Leave out every picture, then output exactly the lines between the ones holding "Clone this chart in seaborn and matplotlib." and "epp = [1, 2, 3, 4, 5, 6, 7, 8, 9]", inclusive, and nothing beyond them.

________________________________________

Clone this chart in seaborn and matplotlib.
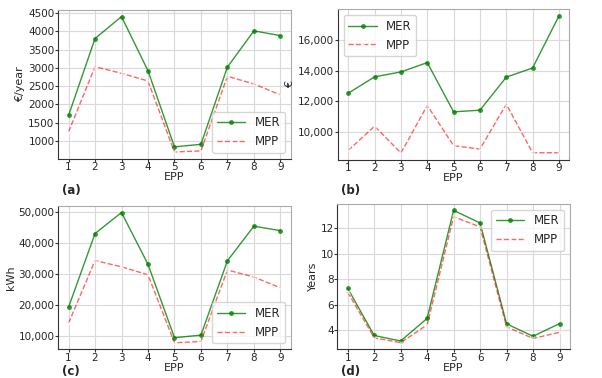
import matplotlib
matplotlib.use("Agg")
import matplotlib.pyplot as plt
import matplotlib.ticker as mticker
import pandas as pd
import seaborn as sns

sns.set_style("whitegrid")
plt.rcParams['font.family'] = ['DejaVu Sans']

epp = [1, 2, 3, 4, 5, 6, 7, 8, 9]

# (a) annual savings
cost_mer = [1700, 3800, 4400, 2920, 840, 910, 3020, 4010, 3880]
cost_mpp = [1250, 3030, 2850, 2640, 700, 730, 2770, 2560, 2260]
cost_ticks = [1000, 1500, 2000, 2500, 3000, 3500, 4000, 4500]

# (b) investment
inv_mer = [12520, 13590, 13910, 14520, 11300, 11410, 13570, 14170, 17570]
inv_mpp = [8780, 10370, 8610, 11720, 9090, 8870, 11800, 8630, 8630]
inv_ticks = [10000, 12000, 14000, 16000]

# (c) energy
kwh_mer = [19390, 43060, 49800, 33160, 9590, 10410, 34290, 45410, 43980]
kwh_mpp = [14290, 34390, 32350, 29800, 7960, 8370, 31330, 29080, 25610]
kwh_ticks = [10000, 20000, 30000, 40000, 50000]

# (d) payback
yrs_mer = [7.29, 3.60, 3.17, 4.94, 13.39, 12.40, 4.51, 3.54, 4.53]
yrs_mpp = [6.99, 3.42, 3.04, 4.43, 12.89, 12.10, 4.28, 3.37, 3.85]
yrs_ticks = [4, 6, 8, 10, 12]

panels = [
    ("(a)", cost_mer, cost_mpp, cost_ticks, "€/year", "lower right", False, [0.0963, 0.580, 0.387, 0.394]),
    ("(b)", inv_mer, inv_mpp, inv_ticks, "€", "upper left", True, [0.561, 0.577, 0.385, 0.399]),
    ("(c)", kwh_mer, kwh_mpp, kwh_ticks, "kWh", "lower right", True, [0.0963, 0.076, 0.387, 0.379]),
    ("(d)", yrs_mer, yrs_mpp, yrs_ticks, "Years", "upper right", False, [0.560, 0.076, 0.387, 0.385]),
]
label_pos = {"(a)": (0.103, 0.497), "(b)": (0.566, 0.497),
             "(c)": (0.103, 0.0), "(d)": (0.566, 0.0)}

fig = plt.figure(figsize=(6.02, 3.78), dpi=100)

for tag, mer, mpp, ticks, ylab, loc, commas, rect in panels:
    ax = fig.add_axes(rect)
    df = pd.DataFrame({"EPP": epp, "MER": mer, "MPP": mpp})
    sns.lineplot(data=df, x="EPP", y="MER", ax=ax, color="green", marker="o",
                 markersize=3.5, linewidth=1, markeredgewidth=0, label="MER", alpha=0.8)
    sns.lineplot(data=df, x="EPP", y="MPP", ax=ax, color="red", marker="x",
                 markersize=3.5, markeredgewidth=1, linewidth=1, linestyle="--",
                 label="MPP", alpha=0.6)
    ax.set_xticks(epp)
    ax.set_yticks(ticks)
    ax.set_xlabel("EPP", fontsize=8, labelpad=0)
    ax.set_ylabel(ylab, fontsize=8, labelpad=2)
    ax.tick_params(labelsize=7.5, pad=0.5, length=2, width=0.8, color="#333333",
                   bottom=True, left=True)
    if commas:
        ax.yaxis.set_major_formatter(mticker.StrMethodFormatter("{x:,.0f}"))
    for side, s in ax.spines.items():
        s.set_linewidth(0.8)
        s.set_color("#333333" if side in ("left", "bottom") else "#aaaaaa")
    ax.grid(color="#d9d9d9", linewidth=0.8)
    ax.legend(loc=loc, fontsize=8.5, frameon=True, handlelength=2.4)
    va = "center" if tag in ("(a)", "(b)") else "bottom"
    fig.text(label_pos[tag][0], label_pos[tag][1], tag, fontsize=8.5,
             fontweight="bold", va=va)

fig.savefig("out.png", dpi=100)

________________________________________

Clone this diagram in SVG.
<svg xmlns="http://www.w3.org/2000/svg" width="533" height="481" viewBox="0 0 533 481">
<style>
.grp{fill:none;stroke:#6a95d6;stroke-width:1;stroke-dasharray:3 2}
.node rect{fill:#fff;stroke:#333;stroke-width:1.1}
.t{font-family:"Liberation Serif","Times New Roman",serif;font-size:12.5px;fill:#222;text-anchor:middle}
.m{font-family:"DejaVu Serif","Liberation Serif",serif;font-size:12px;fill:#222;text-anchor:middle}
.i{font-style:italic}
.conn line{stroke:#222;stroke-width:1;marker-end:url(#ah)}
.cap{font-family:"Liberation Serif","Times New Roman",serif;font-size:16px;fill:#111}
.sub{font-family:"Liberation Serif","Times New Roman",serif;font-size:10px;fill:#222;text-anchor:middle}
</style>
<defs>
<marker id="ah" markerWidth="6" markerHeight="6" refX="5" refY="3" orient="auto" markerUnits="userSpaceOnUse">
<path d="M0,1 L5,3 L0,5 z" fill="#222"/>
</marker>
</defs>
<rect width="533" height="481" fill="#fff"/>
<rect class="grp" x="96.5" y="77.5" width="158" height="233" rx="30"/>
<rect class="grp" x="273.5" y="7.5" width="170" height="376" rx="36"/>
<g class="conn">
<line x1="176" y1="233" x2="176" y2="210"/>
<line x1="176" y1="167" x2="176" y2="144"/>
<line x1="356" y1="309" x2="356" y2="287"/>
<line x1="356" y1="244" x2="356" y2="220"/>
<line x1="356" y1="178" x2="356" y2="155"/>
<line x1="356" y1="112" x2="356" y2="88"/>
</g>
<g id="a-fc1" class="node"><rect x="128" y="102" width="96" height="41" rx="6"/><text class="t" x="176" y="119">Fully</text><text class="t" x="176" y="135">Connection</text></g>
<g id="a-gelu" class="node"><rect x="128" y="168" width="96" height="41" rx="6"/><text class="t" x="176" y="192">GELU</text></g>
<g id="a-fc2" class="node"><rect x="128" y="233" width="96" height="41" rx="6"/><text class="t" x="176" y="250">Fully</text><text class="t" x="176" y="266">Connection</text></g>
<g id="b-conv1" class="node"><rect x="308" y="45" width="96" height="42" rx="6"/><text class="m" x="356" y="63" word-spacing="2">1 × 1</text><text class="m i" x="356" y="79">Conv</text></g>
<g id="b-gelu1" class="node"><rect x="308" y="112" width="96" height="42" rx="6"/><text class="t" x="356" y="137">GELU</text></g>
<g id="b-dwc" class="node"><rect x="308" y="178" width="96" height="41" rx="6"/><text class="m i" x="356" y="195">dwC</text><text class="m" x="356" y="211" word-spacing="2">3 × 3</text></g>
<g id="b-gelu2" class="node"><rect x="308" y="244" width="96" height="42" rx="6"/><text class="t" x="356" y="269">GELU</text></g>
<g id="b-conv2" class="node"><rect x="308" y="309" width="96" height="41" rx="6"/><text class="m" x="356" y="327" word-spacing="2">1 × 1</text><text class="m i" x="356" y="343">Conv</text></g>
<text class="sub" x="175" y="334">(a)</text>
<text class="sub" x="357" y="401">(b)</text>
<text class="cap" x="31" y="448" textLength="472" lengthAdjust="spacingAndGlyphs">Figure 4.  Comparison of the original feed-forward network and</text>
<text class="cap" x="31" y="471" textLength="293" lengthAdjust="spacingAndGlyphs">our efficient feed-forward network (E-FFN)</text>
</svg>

________________________________________

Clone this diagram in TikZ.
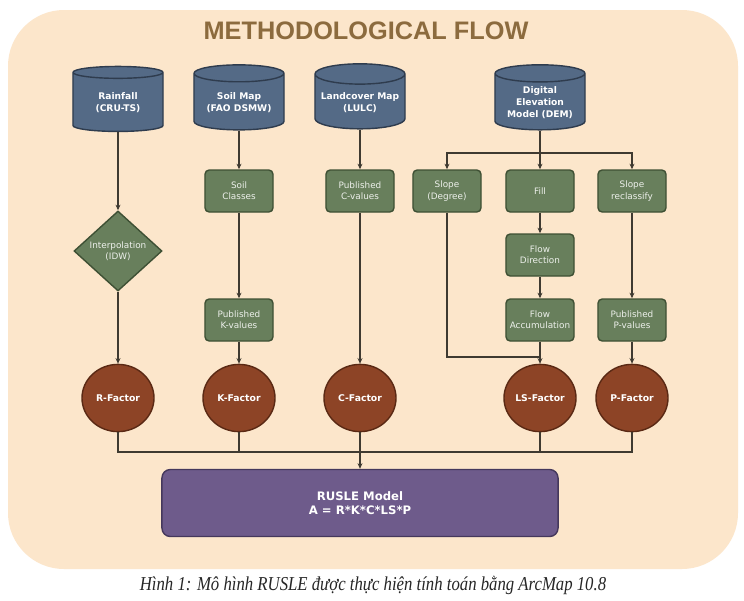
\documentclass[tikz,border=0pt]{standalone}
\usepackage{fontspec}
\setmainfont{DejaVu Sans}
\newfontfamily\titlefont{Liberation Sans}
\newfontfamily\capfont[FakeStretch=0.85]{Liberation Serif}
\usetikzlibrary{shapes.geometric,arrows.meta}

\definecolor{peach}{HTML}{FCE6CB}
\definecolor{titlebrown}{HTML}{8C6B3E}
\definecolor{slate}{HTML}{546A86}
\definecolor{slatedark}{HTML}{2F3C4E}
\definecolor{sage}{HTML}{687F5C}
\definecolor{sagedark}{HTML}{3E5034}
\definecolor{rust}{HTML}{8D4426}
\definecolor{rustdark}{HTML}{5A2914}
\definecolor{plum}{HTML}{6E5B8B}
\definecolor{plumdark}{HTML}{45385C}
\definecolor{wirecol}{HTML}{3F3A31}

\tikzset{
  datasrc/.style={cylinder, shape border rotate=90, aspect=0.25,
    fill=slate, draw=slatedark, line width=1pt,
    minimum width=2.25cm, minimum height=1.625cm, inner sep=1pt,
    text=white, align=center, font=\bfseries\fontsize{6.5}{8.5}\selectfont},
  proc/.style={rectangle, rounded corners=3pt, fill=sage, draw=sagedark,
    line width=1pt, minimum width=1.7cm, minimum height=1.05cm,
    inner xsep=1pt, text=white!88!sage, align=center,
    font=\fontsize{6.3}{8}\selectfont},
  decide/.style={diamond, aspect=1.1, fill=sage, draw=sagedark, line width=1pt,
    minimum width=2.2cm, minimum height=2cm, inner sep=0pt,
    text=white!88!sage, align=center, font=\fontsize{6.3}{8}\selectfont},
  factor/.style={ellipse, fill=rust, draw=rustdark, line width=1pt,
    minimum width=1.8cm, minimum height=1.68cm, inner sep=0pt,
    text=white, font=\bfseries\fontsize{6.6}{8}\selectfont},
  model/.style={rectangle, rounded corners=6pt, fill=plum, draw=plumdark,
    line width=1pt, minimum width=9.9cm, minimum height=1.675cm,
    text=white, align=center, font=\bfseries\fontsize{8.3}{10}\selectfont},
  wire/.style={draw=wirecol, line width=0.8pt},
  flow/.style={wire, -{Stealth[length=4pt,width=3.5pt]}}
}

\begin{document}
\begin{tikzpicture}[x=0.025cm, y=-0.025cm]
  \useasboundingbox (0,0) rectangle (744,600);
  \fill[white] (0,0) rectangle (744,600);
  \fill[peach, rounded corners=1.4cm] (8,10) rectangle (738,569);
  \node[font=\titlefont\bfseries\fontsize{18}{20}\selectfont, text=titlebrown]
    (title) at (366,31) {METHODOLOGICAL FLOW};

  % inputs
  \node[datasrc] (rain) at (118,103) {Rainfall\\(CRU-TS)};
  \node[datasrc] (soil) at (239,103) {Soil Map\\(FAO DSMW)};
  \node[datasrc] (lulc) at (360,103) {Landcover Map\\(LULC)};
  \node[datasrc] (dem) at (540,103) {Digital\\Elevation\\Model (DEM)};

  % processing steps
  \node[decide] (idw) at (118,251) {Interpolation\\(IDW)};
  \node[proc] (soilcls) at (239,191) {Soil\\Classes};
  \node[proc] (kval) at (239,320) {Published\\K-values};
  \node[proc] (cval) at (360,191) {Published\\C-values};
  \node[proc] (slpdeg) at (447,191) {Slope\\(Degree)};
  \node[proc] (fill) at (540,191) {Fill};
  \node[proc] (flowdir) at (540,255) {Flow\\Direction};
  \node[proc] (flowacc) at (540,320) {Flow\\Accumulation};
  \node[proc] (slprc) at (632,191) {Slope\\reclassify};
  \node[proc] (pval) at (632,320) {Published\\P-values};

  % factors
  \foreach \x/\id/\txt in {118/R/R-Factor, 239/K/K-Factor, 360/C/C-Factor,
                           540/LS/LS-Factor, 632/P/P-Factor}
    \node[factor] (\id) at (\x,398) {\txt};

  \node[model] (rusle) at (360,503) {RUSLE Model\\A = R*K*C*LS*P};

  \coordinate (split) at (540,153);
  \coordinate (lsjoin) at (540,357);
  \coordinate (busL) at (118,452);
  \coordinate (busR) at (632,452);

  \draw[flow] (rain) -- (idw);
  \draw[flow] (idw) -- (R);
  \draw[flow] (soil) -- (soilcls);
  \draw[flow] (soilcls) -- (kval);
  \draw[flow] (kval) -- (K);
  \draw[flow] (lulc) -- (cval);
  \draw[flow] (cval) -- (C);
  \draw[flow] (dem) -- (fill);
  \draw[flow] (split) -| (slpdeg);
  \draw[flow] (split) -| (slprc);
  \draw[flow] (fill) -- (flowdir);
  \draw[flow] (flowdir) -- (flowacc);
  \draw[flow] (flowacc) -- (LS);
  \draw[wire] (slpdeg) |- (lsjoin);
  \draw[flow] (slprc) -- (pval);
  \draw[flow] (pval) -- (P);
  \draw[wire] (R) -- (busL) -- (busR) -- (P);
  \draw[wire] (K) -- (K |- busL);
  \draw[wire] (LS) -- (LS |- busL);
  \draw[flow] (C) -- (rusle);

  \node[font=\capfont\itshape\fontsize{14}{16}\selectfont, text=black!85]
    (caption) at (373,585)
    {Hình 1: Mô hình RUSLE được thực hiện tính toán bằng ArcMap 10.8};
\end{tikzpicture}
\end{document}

________________________________________

## RESULT OF THIS TASK
Clone this chart in seaborn and matplotlib.
import matplotlib
matplotlib.use("Agg")
import matplotlib.pyplot as plt
import matplotlib.ticker as mticker
import pandas as pd
import seaborn as sns

sns.set_style("whitegrid")
plt.rcParams['font.family'] = ['DejaVu Sans']

epp = [1, 2, 3, 4, 5, 6, 7, 8, 9]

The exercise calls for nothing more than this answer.